Stored data:
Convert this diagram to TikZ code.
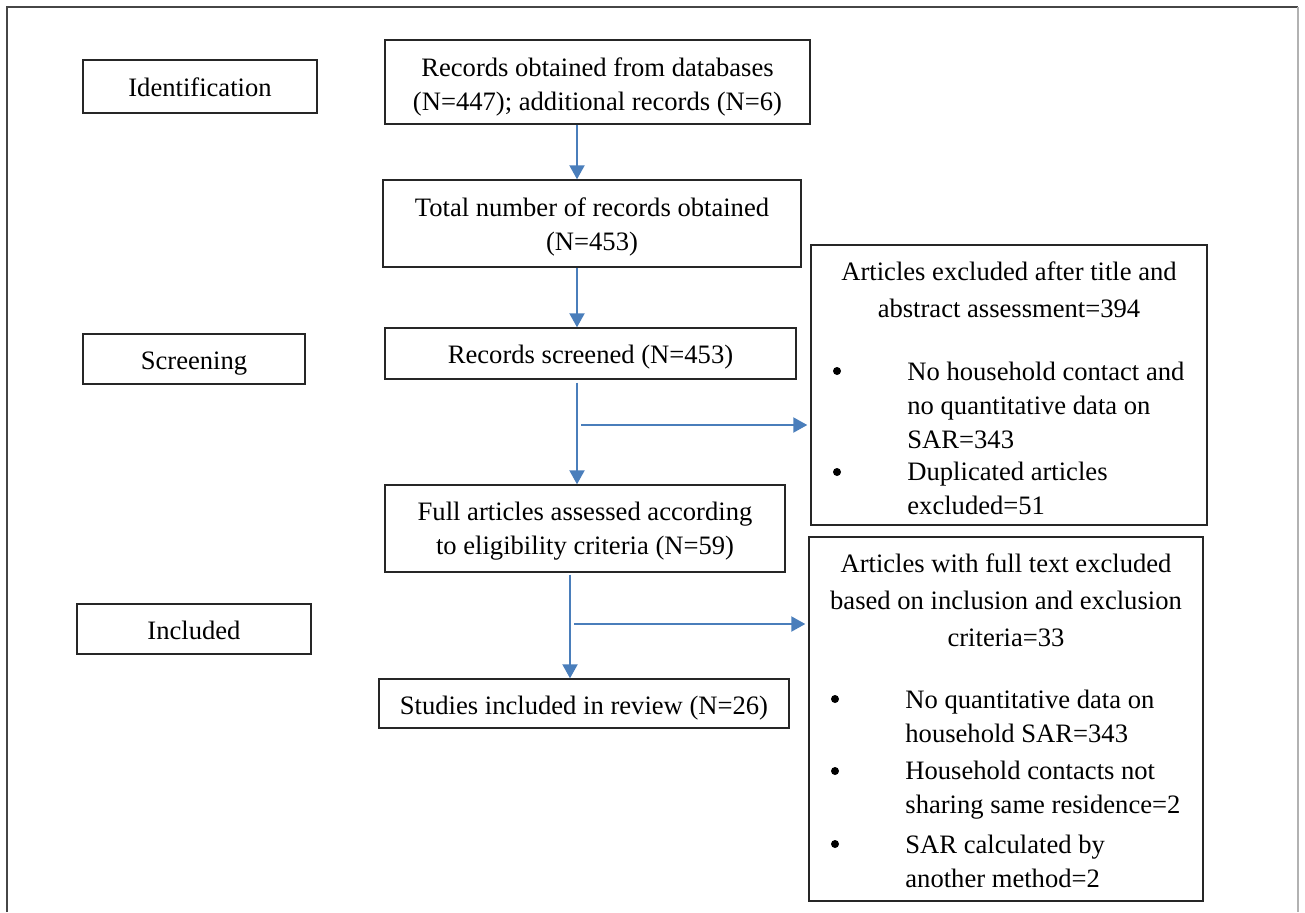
\documentclass[tikz,border=0pt]{standalone}
\usepackage{fontspec}
\setmainfont{Liberation Serif}
\usetikzlibrary{arrows.meta}

\definecolor{flowblue}{RGB}{74,126,187}
\definecolor{framegrey}{RGB}{70,70,70}

\begin{document}
\begin{tikzpicture}[x=0.5pt,y=-0.5pt,
    box/.style={draw=black!85, line width=0.7pt, inner sep=0pt},
    txt/.style={inner sep=0pt, align=center, font=\fontsize{13.3}{17}\selectfont,
      execute at begin node=\strut, execute at end node=\strut},
    flow/.style={draw=flowblue, line width=1pt, -{Triangle[length=7pt,width=7.5pt]}},
    item/.style={anchor=west, inner sep=0pt, align=left, font=\fontsize{13.3}{17}\selectfont},
    head/.style={inner sep=0pt, align=center, font=\fontsize{13.3}{18.5}\selectfont},
    dot/.style={circle, fill=black, inner sep=0pt, minimum size=4pt}]

      \useasboundingbox (0,0) rectangle (1305,912);

      % outer frame, open at the bottom
      \draw[framegrey, line width=1.2pt] (7,912) -- (7,7) -- (1298,7);
      \draw[black!30, line width=0.6pt] (1298,7) -- (1298,912);

      % stage labels
      \node[box, minimum width=117pt, minimum height=26.5pt] (ident) at (200,86.5) {};
      \node[txt, yshift=-1.5pt] (identtext) at (ident) {Identification};
      \node[box, minimum width=111pt, minimum height=25pt] (screen) at (194,359) {};
      \node[txt, yshift=-1.75pt] (screentext) at (screen) {Screening};
      \node[box, minimum width=117pt, minimum height=25pt] (incl) at (194,629) {};
      \node[txt, yshift=-1.75pt] (incltext) at (incl) {Included};

      % main flow
      \node[box, minimum width=212.5pt, minimum height=42pt] (rec) at (597.5,82) {};
      \node[txt, yshift=-3.5pt] (rectext) at (rec)
        {Records obtained from databases\\(N=447); additional records (N=6)};
      \node[box, minimum width=209pt, minimum height=43.5pt] (tot) at (592,223.5) {};
      \node[txt, yshift=-3pt] (tottext) at (tot)
        {Total number of records obtained\\(N=453)};
      \node[box, minimum width=205.5pt, minimum height=25.5pt] (scr) at (590.5,353.5) {};
      \node[txt, yshift=-1.75pt] (scrtext) at (scr) {Records screened (N=453)};
      \node[box, minimum width=200pt, minimum height=43.5pt] (full) at (585,528.5) {};
      \node[txt, yshift=-2.5pt] (fulltext) at (full)
        {Full articles assessed according\\to eligibility criteria (N=59)};
      \node[box, minimum width=205pt, minimum height=24.5pt] (stud) at (584,703.5) {};
      \node[txt, yshift=-2pt] (studtext) at (stud) {Studies included in review (N=26)};

      % exclusion boxes
      \node[box, minimum width=198pt, minimum height=140pt] (exa) at (1009,385) {};
      \node[head] (exahead) at (1009,289.5) {Articles excluded after title and\\abstract assessment=394};
      \node[dot] (dota1) at (837,371) {};
      \node[item] (exa1) at (907,405) {No household contact and\\no quantitative data on\\SAR=343};
      \node[dot] (dota2) at (837,472) {};
      \node[item] (exa2) at (907,488.5) {Duplicated articles\\excluded=51};

      \node[box, minimum width=197pt, minimum height=182pt] (exb) at (1006,719) {};
      \node[head] (exbhead) at (1006,600) {Articles with full text excluded\\based on inclusion and exclusion\\criteria=33};
      \node[dot] (dotb1) at (835,699) {};
      \node[item] (exb1) at (905,716) {No quantitative data on\\household SAR=343};
      \node[dot] (dotb2) at (835,771) {};
      \node[item] (exb2) at (905,790) {Household contacts not\\sharing same residence=2};
      \node[dot] (dotb3) at (835,844) {};
      \node[item] (exb3) at (905,861.5) {SAR calculated by\\another method=2};

      % connectors
      \coordinate (spine) at (577,0);
      \coordinate (spinelow) at (570,0);
      \coordinate (brancha) at (581,425);
      \coordinate (branchb) at (574,624);

      \draw[flow] (rec.south -| spine) -- (tot.north -| spine);
      \draw[flow] (tot.south -| spine) -- (scr.north -| spine);
      \draw[flow, shorten <=1.5pt] (scr.south -| spine) -- (full.north -| spine);
      \draw[flow, shorten <=1pt] (full.south -| spinelow) -- (stud.north -| spinelow);
      \draw[flow, shorten >=1.5pt] (brancha) -- (brancha -| exa.west);
      \draw[flow, shorten >=1.5pt] (branchb) -- (branchb -| exb.west);

\end{tikzpicture}
\end{document}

Aim of the exercise:
Reproduce every line exactly and omit all pictures.

Answer to the problem:
Convert this diagram to TikZ code.
\documentclass[tikz,border=0pt]{standalone}
\usepackage{fontspec}
\setmainfont{Liberation Serif}
\usetikzlibrary{arrows.meta}

\definecolor{flowblue}{RGB}{74,126,187}
\definecolor{framegrey}{RGB}{70,70,70}

\begin{document}
\begin{tikzpicture}[x=0.5pt,y=-0.5pt,
    box/.style={draw=black!85, line width=0.7pt, inner sep=0pt},
    txt/.style={inner sep=0pt, align=center, font=\fontsize{13.3}{17}\selectfont,
      execute at begin node=\strut, execute at end node=\strut},
    flow/.style={draw=flowblue, line width=1pt, -{Triangle[length=7pt,width=7.5pt]}},
    item/.style={anchor=west, inner sep=0pt, align=left, font=\fontsize{13.3}{17}\selectfont},
    head/.style={inner sep=0pt, align=center, font=\fontsize{13.3}{18.5}\selectfont},
    dot/.style={circle, fill=black, inner sep=0pt, minimum size=4pt}]

      \useasboundingbox (0,0) rectangle (1305,912);

      % outer frame, open at the bottom
      \draw[framegrey, line width=1.2pt] (7,912) -- (7,7) -- (1298,7);
      \draw[black!30, line width=0.6pt] (1298,7) -- (1298,912);

      % stage labels
      \node[box, minimum width=117pt, minimum height=26.5pt] (ident) at (200,86.5) {};
      \node[txt, yshift=-1.5pt] (identtext) at (ident) {Identification};
      \node[box, minimum width=111pt, minimum height=25pt] (screen) at (194,359) {};
      \node[txt, yshift=-1.75pt] (screentext) at (screen) {Screening};
      \node[box, minimum width=117pt, minimum height=25pt] (incl) at (194,629) {};
      \node[txt, yshift=-1.75pt] (incltext) at (incl) {Included};

      % main flow
      \node[box, minimum width=212.5pt, minimum height=42pt] (rec) at (597.5,82) {};
      \node[txt, yshift=-3.5pt] (rectext) at (rec)
        {Records obtained from databases\\(N=447); additional records (N=6)};
      \node[box, minimum width=209pt, minimum height=43.5pt] (tot) at (592,223.5) {};
      \node[txt, yshift=-3pt] (tottext) at (tot)
        {Total number of records obtained\\(N=453)};
      \node[box, minimum width=205.5pt, minimum height=25.5pt] (scr) at (590.5,353.5) {};
      \node[txt, yshift=-1.75pt] (scrtext) at (scr) {Records screened (N=453)};
      \node[box, minimum width=200pt, minimum height=43.5pt] (full) at (585,528.5) {};
      \node[txt, yshift=-2.5pt] (fulltext) at (full)
        {Full articles assessed according\\to eligibility criteria (N=59)};
      \node[box, minimum width=205pt, minimum height=24.5pt] (stud) at (584,703.5) {};
      \node[txt, yshift=-2pt] (studtext) at (stud) {Studies included in review (N=26)};

      % exclusion boxes
      \node[box, minimum width=198pt, minimum height=140pt] (exa) at (1009,385) {};
      \node[head] (exahead) at (1009,289.5) {Articles excluded after title and\\abstract assessment=394};
      \node[dot] (dota1) at (837,371) {};
      \node[item] (exa1) at (907,405) {No household contact and\\no quantitative data on\\SAR=343};
      \node[dot] (dota2) at (837,472) {};
      \node[item] (exa2) at (907,488.5) {Duplicated articles\\excluded=51};

      \node[box, minimum width=197pt, minimum height=182pt] (exb) at (1006,719) {};
      \node[head] (exbhead) at (1006,600) {Articles with full text excluded\\based on inclusion and exclusion\\criteria=33};
      \node[dot] (dotb1) at (835,699) {};
      \node[item] (exb1) at (905,716) {No quantitative data on\\household SAR=343};
      \node[dot] (dotb2) at (835,771) {};
      \node[item] (exb2) at (905,790) {Household contacts not\\sharing same residence=2};
      \node[dot] (dotb3) at (835,844) {};
      \node[item] (exb3) at (905,861.5) {SAR calculated by\\another method=2};

      % connectors
      \coordinate (spine) at (577,0);
      \coordinate (spinelow) at (570,0);
      \coordinate (brancha) at (581,425);
      \coordinate (branchb) at (574,624);

      \draw[flow] (rec.south -| spine) -- (tot.north -| spine);
      \draw[flow] (tot.south -| spine) -- (scr.north -| spine);
      \draw[flow, shorten <=1.5pt] (scr.south -| spine) -- (full.north -| spine);
      \draw[flow, shorten <=1pt] (full.south -| spinelow) -- (stud.north -| spinelow);
      \draw[flow, shorten >=1.5pt] (brancha) -- (brancha -| exa.west);
      \draw[flow, shorten >=1.5pt] (branchb) -- (branchb -| exb.west);

\end{tikzpicture}
\end{document}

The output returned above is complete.